Afghan refugees in Tajikistan generally hope to be resettled in economically developed countries, or to return home, rather than remain in Tajikistan. By 2005, the UNHCR had resettled 720 such refugees in the United States and Canada, with plans to resettle a total of 1,500.
In July 2000, the mayor of Dushanbe issued an order that all refugees be moved out of the capital to rural areas, reflecting concerns by Tajik authorities that the refugees were engaged in drug smuggling and illegal business in the capital. The police began carrying out the order in May 2001 despite protests from the UNHCR that this violated the refugees' rights to free movement; however, implementation was slowed by the fact that few rural areas were prepared to resettle the refugees either.
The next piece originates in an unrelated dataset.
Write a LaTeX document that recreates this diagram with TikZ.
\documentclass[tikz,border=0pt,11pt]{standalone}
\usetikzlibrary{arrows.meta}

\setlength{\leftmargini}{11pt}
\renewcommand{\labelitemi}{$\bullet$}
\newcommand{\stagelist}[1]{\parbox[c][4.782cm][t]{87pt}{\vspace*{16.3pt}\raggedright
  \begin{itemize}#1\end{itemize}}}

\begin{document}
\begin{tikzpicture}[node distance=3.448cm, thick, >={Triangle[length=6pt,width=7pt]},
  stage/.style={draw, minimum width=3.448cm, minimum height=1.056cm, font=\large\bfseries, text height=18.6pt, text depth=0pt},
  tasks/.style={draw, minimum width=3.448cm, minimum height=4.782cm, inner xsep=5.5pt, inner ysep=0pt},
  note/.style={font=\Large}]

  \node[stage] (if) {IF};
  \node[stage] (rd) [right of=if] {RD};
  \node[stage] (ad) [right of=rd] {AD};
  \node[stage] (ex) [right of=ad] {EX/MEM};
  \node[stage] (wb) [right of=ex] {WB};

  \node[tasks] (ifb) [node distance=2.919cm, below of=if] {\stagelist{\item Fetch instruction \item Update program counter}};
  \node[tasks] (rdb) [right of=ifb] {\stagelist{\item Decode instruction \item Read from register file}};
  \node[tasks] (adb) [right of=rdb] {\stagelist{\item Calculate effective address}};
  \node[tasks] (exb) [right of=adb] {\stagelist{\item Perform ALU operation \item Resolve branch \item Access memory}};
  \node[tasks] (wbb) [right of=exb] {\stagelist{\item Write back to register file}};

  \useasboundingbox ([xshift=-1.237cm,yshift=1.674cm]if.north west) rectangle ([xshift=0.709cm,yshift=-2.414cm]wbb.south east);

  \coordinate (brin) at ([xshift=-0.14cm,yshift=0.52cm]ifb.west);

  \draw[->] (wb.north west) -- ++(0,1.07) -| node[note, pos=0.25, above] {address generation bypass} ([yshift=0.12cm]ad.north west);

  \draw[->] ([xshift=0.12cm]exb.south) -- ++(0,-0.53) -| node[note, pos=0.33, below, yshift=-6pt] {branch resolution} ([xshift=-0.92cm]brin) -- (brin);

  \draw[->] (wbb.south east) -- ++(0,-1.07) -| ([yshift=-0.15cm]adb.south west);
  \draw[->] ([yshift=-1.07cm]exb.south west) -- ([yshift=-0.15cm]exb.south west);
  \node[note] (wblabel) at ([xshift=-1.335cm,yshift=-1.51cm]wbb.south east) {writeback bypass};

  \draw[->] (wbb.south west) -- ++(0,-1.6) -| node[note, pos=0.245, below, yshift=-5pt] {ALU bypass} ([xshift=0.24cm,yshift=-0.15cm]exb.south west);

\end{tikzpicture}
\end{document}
Eventually, the implementation of the order was halted. However, as of 2004[update], refugees who arrived after 2000 were still officially prohibited from residing in 15 cities, including Dushanbe and Khujand. Again in mid-2007, it was reported that Afghan refugees in Dushanbe were being detained by Tajik policemen and returned to the districts in which they were registered. Refugees protested that no work was available in rural districts and they had to go to Dushanbe to earn money to survive. Tajik authorities explained the detentions and expulsions as part of a wider ongoing operation which also applied to Tajik citizens, not just refugees. Refugees generally work as traders in open-air markets.
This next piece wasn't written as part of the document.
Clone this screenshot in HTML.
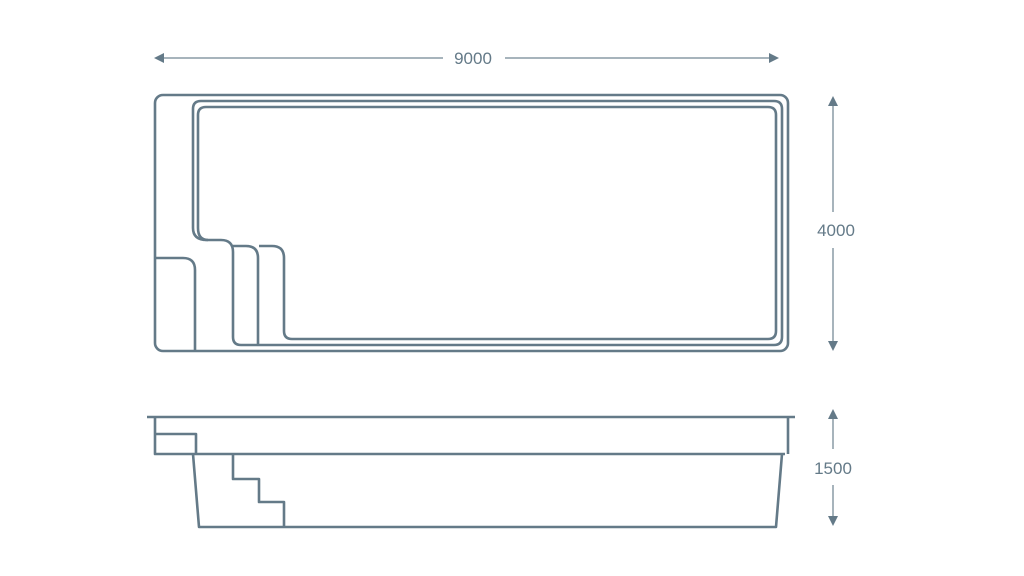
<!DOCTYPE html>
<html><head><style>
body{margin:0;background:#fff;width:1024px;height:576px;overflow:hidden}
svg{display:block}
text{font-family:"Liberation Sans",sans-serif;font-size:17px;fill:#647a88}
</style></head><body>
<svg width="1024" height="576" viewBox="0 0 1024 576">
<g fill="none" stroke="#647a88" stroke-width="2.6" stroke-linejoin="round">
<rect x="155" y="95" width="633" height="256" rx="8"/>
<path d="M155,258 H183 Q195,258 195,270 V351"/>
<path d="M193,228 V109 Q193,101 201,101 H774 Q782,101 782,109 V337 Q782,345 774,345 H241 Q233,345 233,337 V252 Q233,240 221,240 H207 Q193,240 193,228"/>
<path d="M198,228 V115 Q198,107 206,107 H768 Q776,107 776,115 V331 Q776,339 768,339 H292 Q284,339 284,331 V258 Q284,246 272,246 H259"/>
<path d="M198,228 Q198,240 208,240"/>
<path d="M233,246 H246 Q258,246 258,258 V345"/>
<path d="M147,417 H795"/>
<path d="M155,417 V454 H785"/>
<path d="M155,434 H196 V454"/>
<path d="M788,417 V454"/>
<path d="M193,454 L199,527 H776 L782,454"/>
<path d="M233,454 V479 H259 V502 H284 V527"/>
</g>
<g stroke="#8a9ba6" stroke-width="1.5" fill="none">
<path d="M160,58 H443 M505,58 H773"/>
<path d="M833,102 V212 M833,248 V345"/>
<path d="M833,415 V449 M833,485 V520"/>
</g>
<g fill="#647a88">
<path d="M154,58 L164,53 L164,63Z"/>
<path d="M779,58 L769,53 L769,63Z"/>
<path d="M833,96 L828,106 L838,106Z"/>
<path d="M833,351 L828,341 L838,341Z"/>
<path d="M833,409 L828,419 L838,419Z"/>
<path d="M833,526 L828,516 L838,516Z"/>
</g>
<text x="473" y="64" text-anchor="middle">9000</text>
<text x="836" y="236" text-anchor="middle">4000</text>
<text x="833" y="474" text-anchor="middle">1500</text>
</svg>
</body></html>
In 2008, Tajikistan's government granted citizenship to roughly 1,000 Afghans who had resided in the country for two decades, as part of a deal with the United Nations.
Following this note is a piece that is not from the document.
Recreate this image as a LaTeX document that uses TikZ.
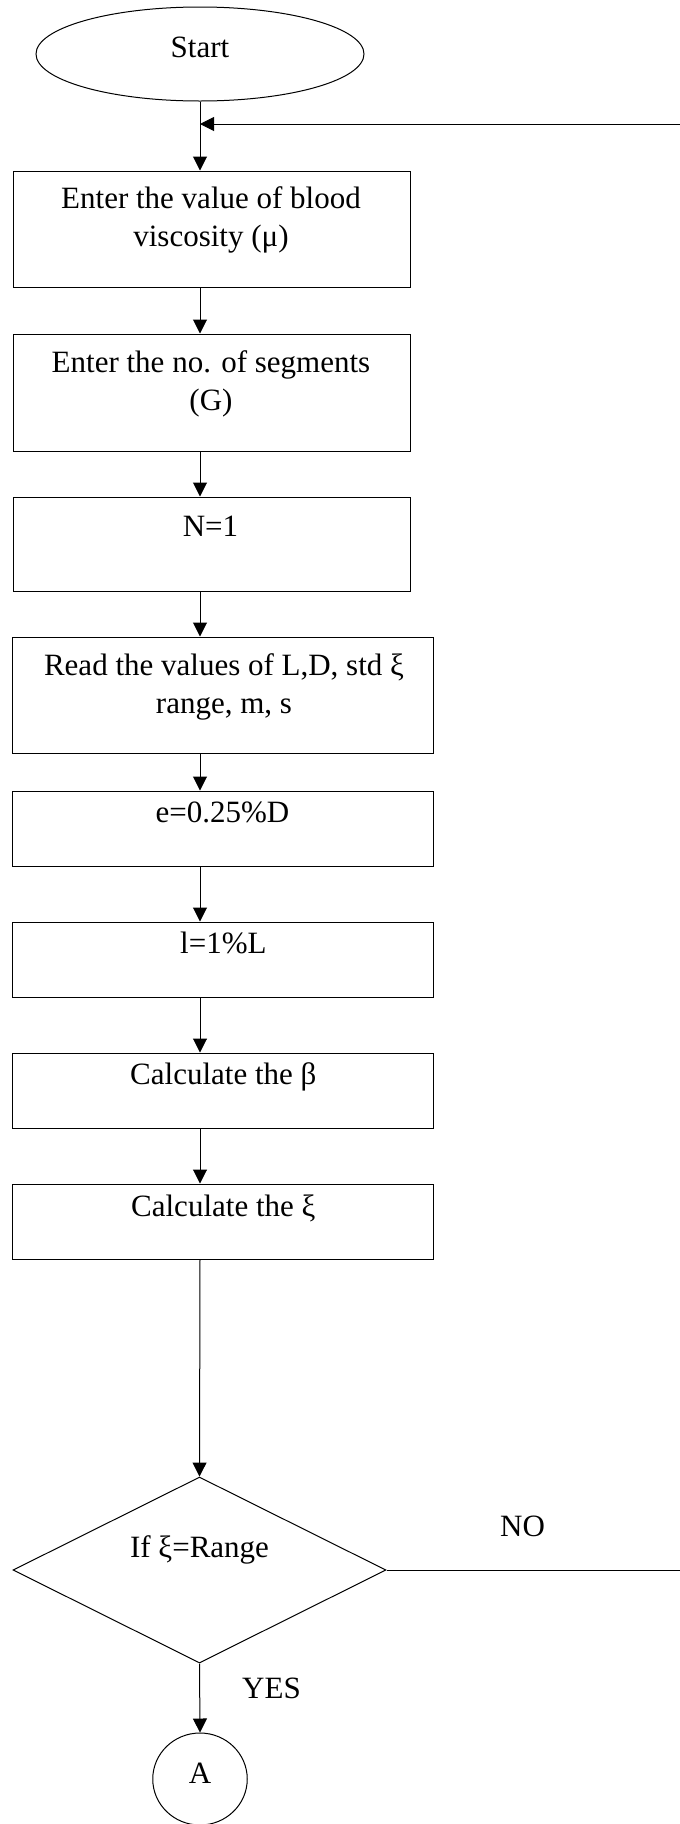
\documentclass[tikz,border=0pt]{standalone}
\usepackage{fontspec}
\setmainfont{Liberation Serif}
\usetikzlibrary{arrows.meta,shapes.geometric}
\newcommand{\tx}[1]{\begin{tabular}[t]{@{}c@{}}#1\end{tabular}}
\begin{document}
\begin{tikzpicture}[x=1pt,y=-1pt,
  boxnode/.style={draw, line width=1pt, rectangle, inner sep=0pt},
  shapenode/.style={draw, line width=1pt, inner sep=0pt},
  txt/.style={font=\fontsize{31}{38}\selectfont, inner sep=0pt, anchor=base},
  arr/.style={line width=1pt, -{Triangle[length=14pt,width=14pt]}},
  ln/.style={line width=1pt}]
\useasboundingbox (0,0) rectangle (680,1824);
\coordinate (sp) at (200,0);
\coordinate (r1) at (680,124);
\coordinate (r2) at (680,1570);

\node[shapenode, ellipse, minimum width=328pt, minimum height=94pt] (start) at (200,54) {};
\node[txt] (startT) at (200,57) {Start};

\node[boxnode, minimum width=397pt, minimum height=116pt] (b1) at (211.6,229) {};
\node[txt] (b1T) at (211,208) {\tx{Enter the value of blood\\viscosity (μ)}};

\node[boxnode, minimum width=397pt, minimum height=117pt] (b2) at (211.6,392.5) {};
\node[txt] (b2T) at (211,372) {\tx{Enter the no. of segments\\(G)}};

\node[boxnode, minimum width=397pt, minimum height=94pt] (b3) at (211.6,544) {};
\node[txt] (b3T) at (210.5,536) {N=1};

\node[boxnode, minimum width=420.7pt, minimum height=116pt] (b4) at (223.3,695) {};
\node[txt] (b4T) at (224,675) {\tx{Read the values of L,D, std ξ\\range, m, s}};

\node[boxnode, minimum width=420.7pt, minimum height=75pt] (b5) at (223.3,828.5) {};
\node[txt] (b5T) at (222.5,822) {e=0.25\%D};

\node[boxnode, minimum width=420.7pt, minimum height=75pt] (b6) at (223.3,959.5) {};
\node[txt] (b6T) at (223.4,953) {l=1\%L};

\node[boxnode, minimum width=420.7pt, minimum height=75pt] (b7) at (223.3,1090.5) {};
\node[txt] (b7T) at (223.3,1084) {Calculate the β};

\node[boxnode, minimum width=420.7pt, minimum height=75pt] (b8) at (223.3,1221.5) {};
\node[txt] (b8T) at (223.3,1216) {Calculate the ξ};

\node[shapenode, diamond, minimum width=373pt, minimum height=186pt] (d) at (199.5,1570) {};
\node[txt] (dT) at (199.5,1557) {If ξ=Range};

\node[txt] (no) at (522.6,1536) {NO};
\node[txt] (yes) at (271.5,1698) {YES};

\node[shapenode, ellipse, minimum width=94.5pt, minimum height=92pt] (A) at (200,1779) {};
\node[txt] (AT) at (200,1783) {A};

\draw[arr] (start.south -| sp) -- (b1.north -| sp);
\draw[arr] (r1) -- (r1 -| sp);
\draw[arr] (b1.south -| sp) -- (b2.north -| sp);
\draw[arr] (b2.south -| sp) -- (b3.north -| sp);
\draw[arr] (b3.south -| sp) -- (b4.north -| sp);
\draw[arr] (b4.south -| sp) -- (b5.north -| sp);
\draw[arr] (b5.south -| sp) -- (b6.north -| sp);
\draw[arr] (b6.south -| sp) -- (b7.north -| sp);
\draw[arr] (b7.south -| sp) -- (b8.north -| sp);
\draw[arr] (b8.south -| sp) -- (d.north);
\draw[ln] (d.east) -- (r2);
\draw[arr] (d.south) -- (A.north);
\end{tikzpicture}
\end{document}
Tajikistan's only school aimed specifically at Afghan refugees is located in Dushanbe. Many refugees face difficulties due to their inability to read Russian or Tajik, both of which are written using Cyrillic, in contrast to the various languages of Afghanistan that they speak, which are typically written using the Perso-Arabic script. However, Tajik and Dari, both being forms of Persian, are mutually intelligible in their spoken form, and the UNHCR conducts classes to teach the Russian language to refugee children.
Afghans in Tajikistan were initially allocated two seats in Afghanistan's Loya Jirga in 2002. Out of the 13 candidates who first stood for election, the two chosen as representatives were Zohiri Hotam and Simo Nohon. The Declaration of the Essential Rights of Afghan Women was drafted by Afghan exiles in Dushanbe and unveiled there in 2003. However, Afghans living in Tajikistan were not able to vote in the 2009 Afghan presidential election, because the government lacked funds to set up a polling station there.
There are roughly 260 Afghans serving prison sentences in Tajikistan as of August 2009[update], primarily for illegal entry or drug trafficking. A few are also involved in the smuggling of ferula, a plant with medicinal and culinary uses, whose export has been banned since September 2008; it can fetch prices of as high as US$50 per kilogram in Afghanistan. An agreement signed between Afghanistan and Tajikistan in 2008 on bilateral prisoner exchange has not yet been implemented.